I didn’t intend to add the recipe for this breakfast dish today but since there were a lot of requests for it, I’ll add it below. It’s hearty and super delicious and I have a very similar recipe that yields a larger dish in my cookbook, Summer Ramadan Cooking, which can be purchased here.
I made this one just for myself because I often have eggs at breakfast and if it’s more than just me at the table, I repeat this recipe so that it makes one nicely-rounded egg dish and pours easily onto the plate because the whole dish starts off with butter.
A few notes:
-Fresh herbs make everything better, so try to avoid the dried ones.
-To find the sucuk, or Turkish-style spiced sausage, is a great substitute for chorizo and goes so well with eggs. If you don’t want to actually cook with it, just cut a few pieces up and keep it on the side of the eggs when serving.
-This was part of a Turkish-style breakfast that I was craving, also known as kahvalti. I didn’t go the full course because I didn’t have all the fixings on hand, but if you want to go all out, add fresh cheese like feta, some wonderful Mediterranean olives, fresh jams, make borek (it’s easier than you think), and of course do not forget the tea…
Here’s the recipe- are you hungry yet?
- 1-2 tablespoons butter
- 2 eggs
- A few cut pieces of Sejouk, hot or mild (Turkish style sausage)
- Sea salt
- Freshly ground black pepper
- Freshly chopped herbs like dill and parsley
- A few slices of sharp cheddar cheese, or any that you prefer
- In a very small saute pan, melt the butter. Crack the eggs into the pan immediately and sprinkle salt and pepper on top. Cut the sejouk into small pieces and place on top. Let this cook on low heat for about 3-4 minutes, uncovered.
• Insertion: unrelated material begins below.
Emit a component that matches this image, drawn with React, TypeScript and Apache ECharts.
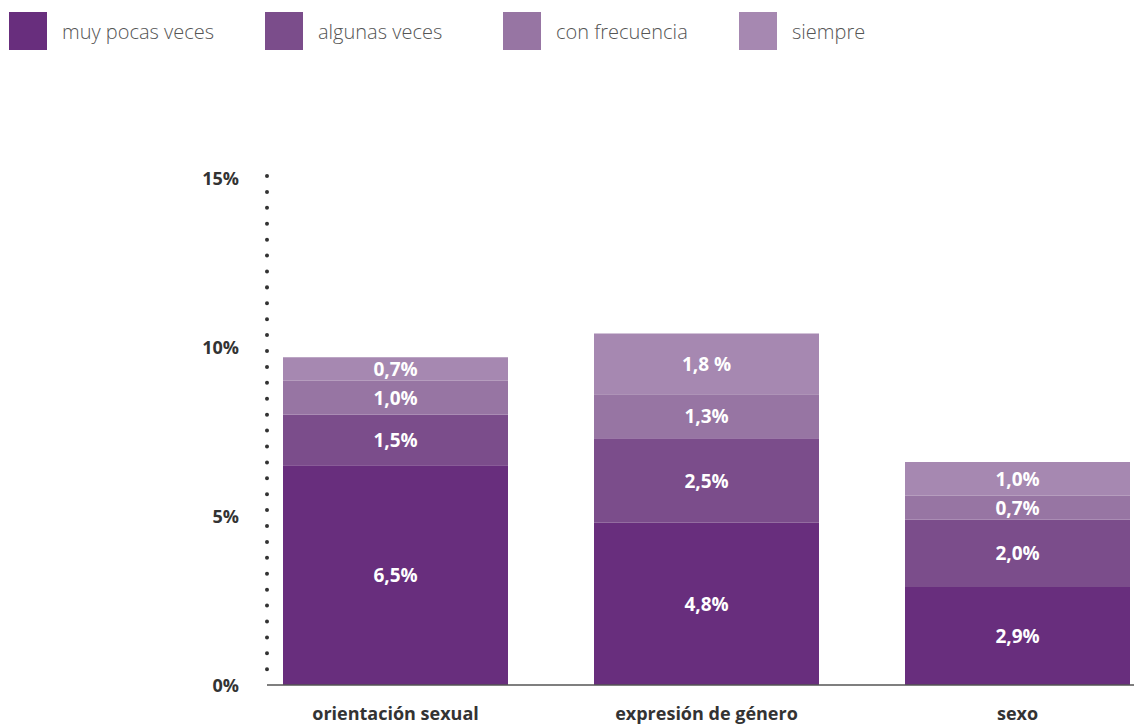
import React, { useEffect, useRef } from "react";
import * as echarts from "echarts";

const categories = ["orientación sexual", "expresión de género", "sexo"];
const seriesNames = ["muy pocas veces", "algunas veces", "con frecuencia", "siempre"];
const muyPocas = [6.5, 4.8, 2.9];
const algunas = [1.5, 2.5, 2.0];
const conFrecuencia = [1.0, 1.3, 0.7];
const siempre = [0.7, 1.8, 1.0];
const siempreLabels = ["0,7%", "1,8 %", "1,0%"];
const yTicks = [0, 5, 10, 15];
const colors = ["#682E7D", "#7B4D8B", "#9775A3", "#A688B1"];
const legendLeft = [9, 265, 503, 739];

const FONT = "Open Sans";

export default function App() {
  const ref = useRef<HTMLDivElement>(null);
  useEffect(() => {
    document.body.style.margin = "0";
    const chart = echarts.init(ref.current!, null, { renderer: "svg" });
    const seriesData = [muyPocas, algunas, conFrecuencia, siempre];
    const fmt = (v: number) => v.toFixed(1).replace(".", ",") + "%";
    const option: any = {
      animation: false,
      textStyle: { fontFamily: FONT },
      legend: seriesNames.map((n, i) => ({
        data: [n],
        left: legendLeft[i],
        top: 12,
        padding: 0,
        itemWidth: 38,
        itemHeight: 38,
        itemGap: 0,
        icon: "rect",
        textStyle: { fontFamily: FONT, fontSize: 20, fontWeight: 300, color: "#555", padding: [0, 0, 0, 10] },
        selectedMode: false,
      })),
      grid: { left: 240, width: 933, top: 178, bottom: 41, outerBoundsMode: "none", containLabel: false },
      xAxis: {
        type: "category",
        data: categories,
        axisLine: { show: false },
        axisTick: { show: false },
        axisLabel: { fontFamily: FONT, fontSize: 18, fontWeight: 700, color: "#333", margin: 19 },
      },
      yAxis: {
        type: "value",
        min: 0,
        max: 15,
        interval: 5,
        axisLine: { show: false },
        axisTick: { show: false },
        splitLine: { show: false },
        axisLabel: {
          fontFamily: FONT,
          fontSize: 18,
          fontWeight: 700,
          color: "#333",
          margin: 1,
          formatter: (v: number) => (yTicks.includes(v) ? v + "%" : ""),
        },
      },
      graphic: [
        {
          type: "line",
          shape: { x1: 267, y1: 176, x2: 267, y2: 682 },
          style: { stroke: "#333", lineWidth: 4, lineDash: [0.01, 15.9], lineCap: "round" },
          z: 10,
        },
        { type: "line", shape: { x1: 267, y1: 685, x2: 1134, y2: 685 }, style: { stroke: "#555", lineWidth: 1.5 }, z: 10 },
      ],
      series: seriesNames.map((n, i) => ({
        name: n,
        type: "bar",
        stack: "total",
        barWidth: 225,
        itemStyle: { color: colors[i] },
        label: {
          show: true,
          position: "inside",
          color: "#fff",
          fontFamily: FONT,
          fontSize: 19,
          fontWeight: 700,
          formatter: (p: any) => (i === 3 ? siempreLabels[p.dataIndex] : fmt(p.value)),
        },
        data: seriesData[i],
      })),
    };
    chart.setOption(option);
    return () => chart.dispose();
  }, []);
  return <div ref={ref} style={{ width: 1142, height: 726 }} />;
}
- Add the cheese and fresh herbs then cover the dish for another 2-3 minutes, or until the egg yolks are firm.
- Slide the eggs out of the pan and onto a serving dish or plate. Serve with fresh bread and creams, jams and a side of tea.
- *Some people like to cook the sejouk first and break the eggs on top, which is another good way to make this dish. From there, you can top with salt, pepper, herbs and cheese and finish as directed. In this way, you may not need to use butter, as the sejouk has some that will release and help it cook without burning.